■ **Exercise instructions**:
Starting at the line that contains "Convert this chart to matplotlib code.", write out every line through the last one in the records below, word for word. Leave out any pictures.

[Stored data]
>> begin
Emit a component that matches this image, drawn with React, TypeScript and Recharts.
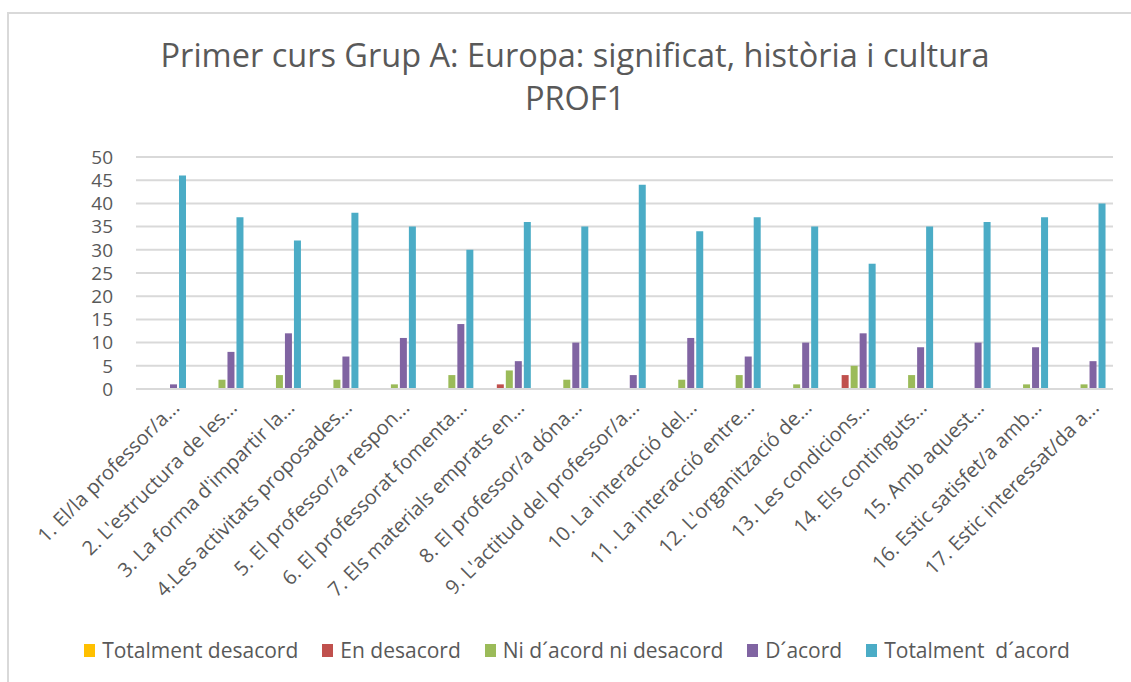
import React from 'react';
import { BarChart, Bar, XAxis, YAxis, CartesianGrid, Legend } from 'recharts';

// Survey items (labels are truncated as in the source chart)
const categories = [
  '1. El/la professor/a...',
  "2. L'estructura de les...",
  "3. La forma d'impartir la...",
  '4.Les activitats proposades...',
  '5. El professor/a respon...',
  '6. El professorat fomenta...',
  '7. Els materials emprats en...',
  '8. El professor/a dóna...',
  "9. L'actitud del professor/a...",
  '10. La interacció del...',
  '11. La interacció entre...',
  "12. L'organització de...",
  '13. Les condicions...',
  '14. Els continguts...',
  '15. Amb aquest...',
  '16. Estic satisfet/a amb...',
  '17. Estic interessat/da a...'
];

const totalmentDesacord = [0, 0, 0, 0, 0, 0, 0, 0, 0, 0, 0, 0, 0, 0, 0, 0, 0];
const enDesacord = [0, 0, 0, 0, 0, 0, 1, 0, 0, 0, 0, 0, 3, 0, 0, 0, 0];
const niAcord = [0, 2, 3, 2, 1, 3, 4, 2, 0, 2, 3, 1, 5, 3, 0, 1, 1];
const dAcord = [1, 8, 12, 7, 11, 14, 6, 10, 3, 11, 7, 10, 12, 9, 10, 9, 6];
const totalmentAcord = [46, 37, 32, 38, 35, 30, 36, 35, 44, 34, 37, 35, 27, 35, 36, 37, 40];

const yTicks = [0, 5, 10, 15, 20, 25, 30, 35, 40, 45, 50];

const series = [
  { key: 'td', name: 'Totalment desacord', color: '#FFC000', values: totalmentDesacord },
  { key: 'ed', name: 'En desacord', color: '#C0504D', values: enDesacord },
  { key: 'ni', name: 'Ni d´acord ni desacord', color: '#9BBB59', values: niAcord },
  { key: 'da', name: 'D´acord', color: '#8064A2', values: dAcord },
  { key: 'ta', name: 'Totalment  d´acord', color: '#4BACC6', values: totalmentAcord }
];

const chartData = categories.map((name, i) => {
  const row: Record<string, string | number> = { name };
  series.forEach(s => {
    row[s.key] = s.values[i];
  });
  return row;
});

const FONT = '"Open Sans", sans-serif';
const TEXT = '#595959';

const RotatedTick = ({ x, y, payload }: any) => (
  <g transform={`translate(${x + 16},${y + 20})`}>
    <text
      x={0}
      y={0}
      textAnchor="end"
      transform="rotate(-45)"
      fill={TEXT}
      fontSize={20}
      fontFamily={FONT}
    >
      {payload.value}
    </text>
  </g>
);

const LegendContent = () => (
  <div
    style={{
      display: 'flex',
      justifyContent: 'center',
      alignItems: 'center',
      height: 30,
      paddingLeft: 14,
      fontFamily: FONT,
      fontSize: 21,
      color: TEXT
    }}
  >
    {series.map((s, i) => (
      <div
        key={s.key}
        style={{ display: 'flex', alignItems: 'center', marginRight: i < series.length - 1 ? 24 : 0 }}
      >
        <span style={{ width: 11, height: 13, background: s.color, marginRight: 7, display: 'inline-block' }} />
        <span style={{ whiteSpace: 'pre' }}>{s.name}</span>
      </div>
    ))}
  </div>
);

export default function App() {
  return (
    <div
      style={{
        position: 'absolute',
        left: 7,
        top: 12,
        width: 1122,
        height: 668,
        borderLeft: '2px solid #d9d9d9',
        borderTop: '2px solid #d9d9d9',
        background: '#fff',
        overflow: 'hidden'
      }}
    >
      <div
        style={{
          position: 'absolute',
          left: 5,
          top: 19,
          width: 1122,
          textAlign: 'center',
          fontFamily: FONT,
          fontSize: 32.5,
          lineHeight: '43px',
          color: TEXT
        }}
      >
        <div>Primer curs Grup A: Europa: significat, història i cultura</div>
        <div>PROF1</div>
      </div>
      <BarChart
        width={1122}
        height={668}
        data={chartData}
        margin={{ top: 143, right: 18, bottom: 17, left: 87 }}
        barSize={7}
        barGap={2}
      >
        <CartesianGrid vertical={false} stroke="#d9d9d9" strokeWidth={2} />
        <XAxis
          dataKey="name"
          interval={0}
          height={246}
          tickLine={false}
          tickSize={0}
          tickMargin={0}
          axisLine={{ stroke: '#d9d9d9', strokeWidth: 2 }}
          tick={<RotatedTick />}
        />
        <YAxis
          width={40}
          domain={[0, 50]}
          ticks={yTicks}
          interval={0}
          tickLine={false}
          axisLine={false}
          tickSize={6}
          tickMargin={17}
          tick={{ fill: TEXT, fontSize: 19, fontFamily: FONT }}
        />
        <Legend
          verticalAlign="bottom"
          wrapperStyle={{ left: 0, width: 1122 }}
          content={<LegendContent />}
        />
        {series.map(s => (
          <Bar key={s.key} dataKey={s.key} name={s.name} fill={s.color} isAnimationActive={false} />
        ))}
      </BarChart>
    </div>
  );
}
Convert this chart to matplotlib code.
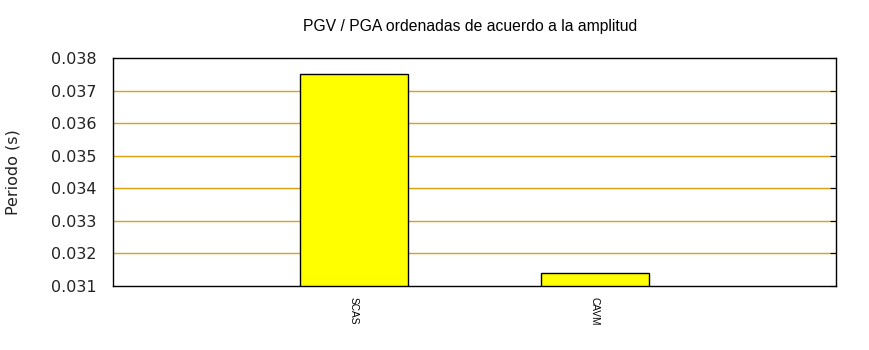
import matplotlib
matplotlib.use("Agg")
import matplotlib.pyplot as plt

categories = ["SCAS", "CAVM"]
values = [0.0375, 0.0314]
yticks = [0.031, 0.032, 0.033, 0.034, 0.035, 0.036, 0.037, 0.038]

fig = plt.figure(figsize=(8.7, 3.5), dpi=100)
ax = fig.add_axes([113/870, 1-286/350, (836-113)/870, (286-58)/350])

x = list(range(1, len(categories) + 1))
ax.bar(x, values, width=0.45, color="#ffff00", edgecolor="black", linewidth=1.0, zorder=3)

ax.set_xlim(0, len(categories) + 1)
ax.set_ylim(0.031, 0.038)
ax.set_yticks(yticks)
ax.set_yticklabels([f"{v:.3f}" for v in yticks], fontsize=11.5, color="#222222")
for v in yticks[1:-1]:
    ax.axhline(v, color="#e0a010", linewidth=1.0, zorder=1)

ax.set_xticks(x)
ax.set_xticklabels(categories, rotation=-90, fontsize=7.3, family="Liberation Sans")
ax.tick_params(axis="x", length=0, pad=8)
ax.tick_params(axis="y", which="both", left=False, right=True, direction="in", length=4, pad=12)

for s in ax.spines.values():
    s.set_linewidth(1.0)
    s.set_zorder(5)

ax.set_ylabel("Periodo (s)", fontsize=11.5, color="#222222")
ax.yaxis.set_label_coords((21 - 113) / 723, 0.5)
fig.text(470/870, 1-27/350, "PGV / PGA ordenadas de acuerdo a la amplitud",
         ha="center", va="center", fontsize=11.3, family="Liberation Sans")

fig.savefig("out.png", dpi=100)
>> end
■ **Worked answer**:
Convert this chart to matplotlib code.
import matplotlib
matplotlib.use("Agg")
import matplotlib.pyplot as plt

categories = ["SCAS", "CAVM"]
values = [0.0375, 0.0314]
yticks = [0.031, 0.032, 0.033, 0.034, 0.035, 0.036, 0.037, 0.038]

fig = plt.figure(figsize=(8.7, 3.5), dpi=100)
ax = fig.add_axes([113/870, 1-286/350, (836-113)/870, (286-58)/350])

x = list(range(1, len(categories) + 1))
ax.bar(x, values, width=0.45, color="#ffff00", edgecolor="black", linewidth=1.0, zorder=3)

ax.set_xlim(0, len(categories) + 1)
ax.set_ylim(0.031, 0.038)
ax.set_yticks(yticks)
ax.set_yticklabels([f"{v:.3f}" for v in yticks], fontsize=11.5, color="#222222")
for v in yticks[1:-1]:
    ax.axhline(v, color="#e0a010", linewidth=1.0, zorder=1)

ax.set_xticks(x)
ax.set_xticklabels(categories, rotation=-90, fontsize=7.3, family="Liberation Sans")
ax.tick_params(axis="x", length=0, pad=8)
ax.tick_params(axis="y", which="both", left=False, right=True, direction="in", length=4, pad=12)

for s in ax.spines.values():
    s.set_linewidth(1.0)
    s.set_zorder(5)

ax.set_ylabel("Periodo (s)", fontsize=11.5, color="#222222")
ax.yaxis.set_label_coords((21 - 113) / 723, 0.5)
fig.text(470/870, 1-27/350, "PGV / PGA ordenadas de acuerdo a la amplitud",
         ha="center", va="center", fontsize=11.3, family="Liberation Sans")

fig.savefig("out.png", dpi=100)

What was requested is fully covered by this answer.